“Personality tests are pretty much useless at predicting future job performance,” insists Bob Corlett, founding member of the Editorial Advisory Board for the HR Examiner. “To hire successfully, you need more deep thinking, not less.
But, according to Corlett, personality tests are worse than useless – they could actually be harmful to a management team.
“A personality test will never encourage your managers to have the kinds of flexible thinking you need, because the test makes the ultimate decision,” he explained. “When there’s a test to fall back on, managers inevitable step back from responsibility and surrender to the test.”
Self-confessed sceptic Corlett admits there’s something undeniably alluring about personality tests – both at work and at home – but says managers shouldn’t be tricked into thinking they mean anything.
“We hope to learn something from the fun quizzes in Cosmo or BuzzFeed. Against all logic, we want these tests to work, even though we know deep down that multiple choice questions can't really get at all the complexities of our personalities,” he said.
Annie Paul, former senior editor for Psychology Today, caustically compared personality testing to phrenology – the 19th century theory of determining personal attributes by measure the bumps on a person’s head.
Managers may be drawn to testing as it offers a quick-fix but Corlett says anyone adopting the tactic could easily miss a “diamond in the rough.”

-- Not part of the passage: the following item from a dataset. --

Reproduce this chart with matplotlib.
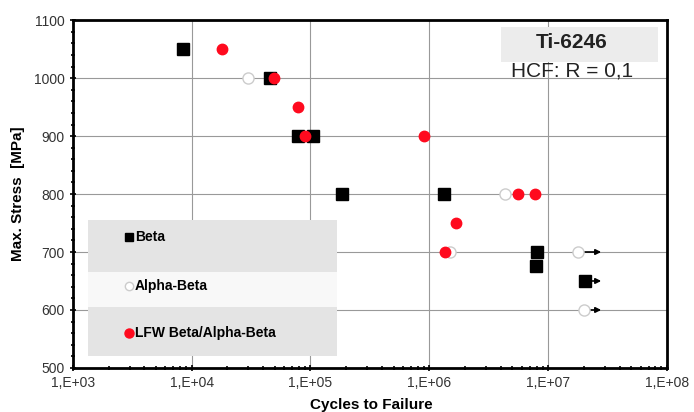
import matplotlib.pyplot as plt
import numpy as np
from matplotlib.ticker import MultipleLocator, LogLocator, NullFormatter
from matplotlib.patches import FancyBboxPatch

# Beta
beta_n = [8.4e3, 4.6e4, 7.8e4, 1.05e5, 1.84e5, 1.33e6, 8.05e6, 7.9e6, 2.04e7]
beta_s = [1050, 1000, 900, 900, 800, 800, 700, 675, 650]
# Alpha-Beta
ab_n = [3.0e4, 4.3e6, 1.5e6, 1.8e7, 2.0e7]
ab_s = [1000, 800, 700, 700, 600]
# LFW Beta/Alpha-Beta
lfw_n = [1.8e4, 4.9e4, 7.8e4, 9.0e4, 9.0e5, 5.6e6, 7.7e6, 1.68e6, 1.35e6]
lfw_s = [1050, 1000, 950, 900, 900, 800, 800, 750, 700]
# run-outs (arrows)
runout_n = [2.04e7, 1.8e7, 2.0e7]
runout_s = [650, 700, 600]
runout_end = 2.95e7

xticks = [1e3, 1e4, 1e5, 1e6, 1e7, 1e8]
xlabels = ["1,E+03", "1,E+04", "1,E+05", "1,E+06", "1,E+07", "1,E+08"]

plt.rc('font', family='Liberation Sans')
fig = plt.figure(figsize=(6.94, 4.12), dpi=100)
ax = fig.add_axes([0.105, 0.107, 0.856, 0.844])

ax.set_xscale('log')
ax.set_xlim(1e3, 1e8)
ax.set_ylim(500, 1100)
ax.set_xticks(xticks)
ax.set_xticklabels(xlabels)
ax.xaxis.set_minor_locator(LogLocator(base=10, subs=np.arange(2, 10)))
ax.xaxis.set_minor_formatter(NullFormatter())
ax.yaxis.set_major_locator(MultipleLocator(100))
ax.yaxis.set_minor_locator(MultipleLocator(20))
ax.grid(True, which='major', color='#999999', linewidth=0.8)
ax.set_axisbelow(True)
for sp in ax.spines.values():
    sp.set_linewidth(2)
ax.tick_params(which='both', direction='inout', width=1.2, labelsize=10, colors='black', labelcolor='#333333')
ax.tick_params(which='major', length=5)
ax.tick_params(which='minor', length=3)

for n, s in zip(runout_n, runout_s):
    ax.annotate("", xy=(runout_end, s), xytext=(n, s),
                arrowprops=dict(arrowstyle='-|>', color='black', lw=1.2, mutation_scale=8), zorder=2)

ax.plot(ab_n, ab_s, 'o', ms=8, mfc='white', mec='#cccccc', mew=1, zorder=3)
ax.plot(beta_n, beta_s, 's', ms=8, mfc='black', mec='black', zorder=4)
ax.plot(lfw_n, lfw_s, 'o', ms=7.5, mfc='#ff0a1e', mec='#ff0a1e', zorder=5)

# legend box
ax.add_patch(FancyBboxPatch((0.025, 0.035), 0.42, 0.39, boxstyle='square,pad=0', transform=ax.transAxes,
                            facecolor='#e4e4e4', edgecolor='none', zorder=6))
ax.add_patch(FancyBboxPatch((0.025, 0.175), 0.42, 0.10, boxstyle='square,pad=0', transform=ax.transAxes,
                            facecolor='#f8f8f8', edgecolor='none', zorder=6))
lx = 0.094
ax.plot([lx], [0.377], 's', ms=6, color='black', transform=ax.transAxes, zorder=7)
ax.plot([lx], [0.237], 'o', ms=6, mfc='white', mec='#cccccc', transform=ax.transAxes, zorder=7)
ax.plot([lx], [0.10], 'o', ms=6.5, color='#ff0a1e', transform=ax.transAxes, zorder=7)
ax.text(lx + 0.01, 0.377, "Beta", transform=ax.transAxes, va='center', fontsize=10, fontweight='bold', zorder=8)
ax.text(lx + 0.01, 0.237, "Alpha-Beta", transform=ax.transAxes, va='center', fontsize=10, fontweight='bold', zorder=8)
ax.text(lx + 0.01, 0.10, "LFW Beta/Alpha-Beta", transform=ax.transAxes, va='center', fontsize=10, fontweight='bold', zorder=8)

# title box
ax.add_patch(FancyBboxPatch((0.72, 0.88), 0.265, 0.10, boxstyle='square,pad=0', transform=ax.transAxes,
                            facecolor='#ececec', edgecolor='none', zorder=6))
ax.text(0.84, 0.935, "Ti-6246", transform=ax.transAxes, ha='center', va='center',
        fontsize=15, fontweight='bold', color='#222222', zorder=8)
ax.text(0.84, 0.855, "HCF: R = 0,1", transform=ax.transAxes, ha='center', va='center',
        fontsize=15, color='#222222', zorder=8)

ax.set_ylabel("Max. Stress  [MPa]", fontsize=11, fontweight='bold', labelpad=6)
fig.text(0.535, 0.0, "Cycles to Failure", ha='center', va='bottom', fontsize=11, fontweight='bold')

plt.savefig("out.png", dpi=100)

“No test will save you from the hard work of developing an intelligent hiring process,” he said. “It takes effort to distinguish the drivers for performance in a job, and real thought to understand who will fit into your culture.”
HR managers will do anything to avoid costly hiring mistakes and personality tests might seem like an added insurance – but are they effective? Absolutely not, says one industry leader – they’re just a way to shirk responsibility.